Fern graduated from Washington High School, Yankton College and Western Reserve (now Case Western) University in Cleveland. She returned to South Dakota with the first Master of Social Work degree in the state, to help implement a state public assistance program to receive federal funds for relief. As chief of Research and Statistics from 1937 to 1966, she developed programs and policies to improve the human condition and conducted investigations to assess the hopes, needs and obstacles of people in poverty. She made sure the legislature was given accurate data as policies affecting the poor were crafted. Legislators knew to seek her out for information and guidance.
In Pierre, Fern was Superintendent of the Sunday School at the Congregational Church. She adopted a young boy, one of the first adoptions by a single woman in the state.
Fern resigned her position in 1966, frustrated by her feeling that budgets had become more important than people. She began work in Sioux Falls writing grants for Lutheran Social Services’ Special Projects. These included Indian Ministries and programs for children and mothers. At Lutheran Social Services she interpreted statistics and legislative language to help improve the advocacy of a number of other agencies. Oliver Bergeland came to LSS saying, “We have got to do something for the elderly.” So Fern drafted a proposal for his dream and wrote for a grant to fund a director and secretary for a senior center. The center was later named the Bergeland Center for Seniors, now called Active Generations.
The year after the Wounded Knee events of 1973, trials brought many Native Americans to Sioux Falls, and Fern saw the need for a clearinghouse of information. With a grant from the Department of Justice, she established the Information Center, which later became the Volunteer and Information Center, now known as the Helpline Center. She recruited volunteers to answer crisis calls in their homes at night prior to having professional staff available 24/7.
She later worked for the United Way writing grants, and was part of the group that started the Sioux Falls Food Pantry.
After retirement in 1980, Fern actively lobbied state officials and the legislature and wrote frequent letters to the editor pointing out needs and inequities.

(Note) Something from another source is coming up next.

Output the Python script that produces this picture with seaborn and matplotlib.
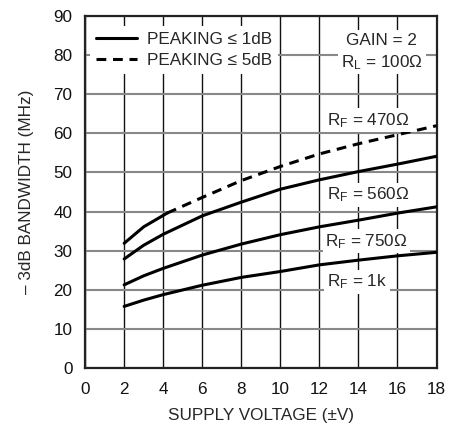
import numpy as np
import pandas as pd
import matplotlib
matplotlib.use("Agg")
import matplotlib.pyplot as plt
import seaborn as sns
from matplotlib.lines import Line2D

# ---- data ----
supply_v = [2, 3, 4, 6, 8, 10, 12, 14, 16, 18]
bw_1k = [15.8, 17.4, 18.8, 21.2, 23.2, 24.7, 26.4, 27.6, 28.7, 29.6]
bw_750 = [21.3, 23.6, 25.5, 28.9, 31.7, 34.1, 36.1, 37.8, 39.6, 41.2]
bw_560 = [27.9, 31.4, 34.2, 38.9, 42.4, 45.7, 48.1, 50.2, 52.1, 54.1]
v_470_solid = [2, 3, 4.2]
bw_470_solid = [31.9, 36.1, 39.6]
v_470_dash = [4.2, 6, 8, 10, 12, 14, 16, 18]
bw_470_dash = [39.6, 43.6, 47.9, 51.5, 54.7, 57.3, 59.6, 61.9]

x_ticks = list(range(0, 19, 2))
y_ticks = list(range(0, 91, 10))
curve_labels = ["R$_\\mathregular{F}$ = 470Ω", "R$_\\mathregular{F}$ = 560Ω",
                "R$_\\mathregular{F}$ = 750Ω", "R$_\\mathregular{F}$ = 1k"]
label_pos = [(12.4, 63.3), (12.4, 44.2), (12.3, 32.4), (12.4, 22.1)]

sns.set_style("white")
plt.rcParams['font.family'] = ['Liberation Sans', 'DejaVu Sans']
plt.rcParams['mathtext.fontset'] = 'custom'
plt.rcParams['mathtext.rm'] = 'Liberation Sans'
plt.rcParams['mathtext.it'] = 'Liberation Sans'

FS = 12.3
fig = plt.figure(figsize=(4.6, 4.26), dpi=100)
ax = fig.add_axes([0.185, 0.1354, 0.764, 0.828])

for xv, yv, ls in [(supply_v, bw_1k, '-'), (supply_v, bw_750, '-'),
                   (supply_v, bw_560, '-'), (v_470_solid, bw_470_solid, '-'),
                   (v_470_dash, bw_470_dash, (0, (3.2, 2.2)))]:
    df = pd.DataFrame({"v": xv, "bw": yv})
    sns.lineplot(data=df, x="v", y="bw", ax=ax, color='black', lw=2.2,
                 linestyle=ls, zorder=3)

ax.set_xlim(0, 18)
ax.set_ylim(0, 90)
ax.set_xticks(x_ticks)
ax.set_yticks(y_ticks)
ax.tick_params(axis='both', length=0, labelsize=FS, colors='#111111')
ax.tick_params(axis='x', pad=10)
ax.tick_params(axis='y', pad=9)
ax.xaxis.grid(True, color='#111111', lw=1.0)
ax.yaxis.grid(True, color='#888888', lw=1.5)
ax.set_axisbelow(True)
for s in ax.spines.values():
    s.set_visible(True)
    s.set_linewidth(1.6)
    s.set_color('#222222')

ax.set_xlabel("SUPPLY VOLTAGE (±V)", fontsize=FS, labelpad=8)
ax.set_ylabel("– 3dB BANDWIDTH (MHz)", fontsize=FS, labelpad=14)

handles = [Line2D([], [], color='black', lw=2.2),
           Line2D([], [], color='black', lw=2.2, linestyle=(0, (3.2, 2.2)))]
leg = ax.legend(handles, ["PEAKING ≤ 1dB", "PEAKING ≤ 5dB"], loc='upper left',
                bbox_to_anchor=(0.0, 0.985), fontsize=FS, frameon=True,
                fancybox=False, framealpha=1, facecolor='white',
                handlelength=2.4, handletextpad=0.55, labelspacing=0.35,
                borderpad=0.35, borderaxespad=0.3)
leg.get_frame().set_linewidth(0)
leg.set_zorder(4)

ax.text(15.2, 83.7, "GAIN = 2", ha='center', va='center', fontsize=FS,
        zorder=4, bbox=dict(facecolor='white', edgecolor='none', pad=2))
ax.text(15.2, 78.1, "R$_\\mathregular{L}$ = 100Ω", ha='center', va='center',
        fontsize=FS, zorder=4,
        bbox=dict(facecolor='white', edgecolor='none', pad=2))

for lab, (lx, ly) in zip(curve_labels, label_pos):
    ax.text(lx, ly, lab, ha='left', va='center', fontsize=FS, zorder=4,
            bbox=dict(facecolor='white', edgecolor='none', pad=2))

fig.savefig("out.png", dpi=100)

For over 30 years Fern scrutinized every bill going through the state legislature for possible consequences for children and the disadvantaged and alerting numerous groups so they could better advocate for those they served. She worked lifelong to counter myths and stereotypes about government assistance and to create more respect for the important work of raising children.
She was a charter member of South Dakota’s Chapter of the Women’s Political Caucus and received its Foremother Award. She was a member of the South Dakota Peace and Justice Center, League of Women Voters, Bread for the World, and a loyal member of First Congregational Church cherishing her denomination’s commitment to social justice. Over the years she was recipient of awards in honor of her work, passion, and influence.
Fern is survived by social workers and other advocates and political allies who will carry her work forward, many friends, and generations of South Dakotans who never knew her but whose lives have achieved a degree of comfort and prosperity due to her committed advocacy for public policy that invests in human capital and promotes a more just society.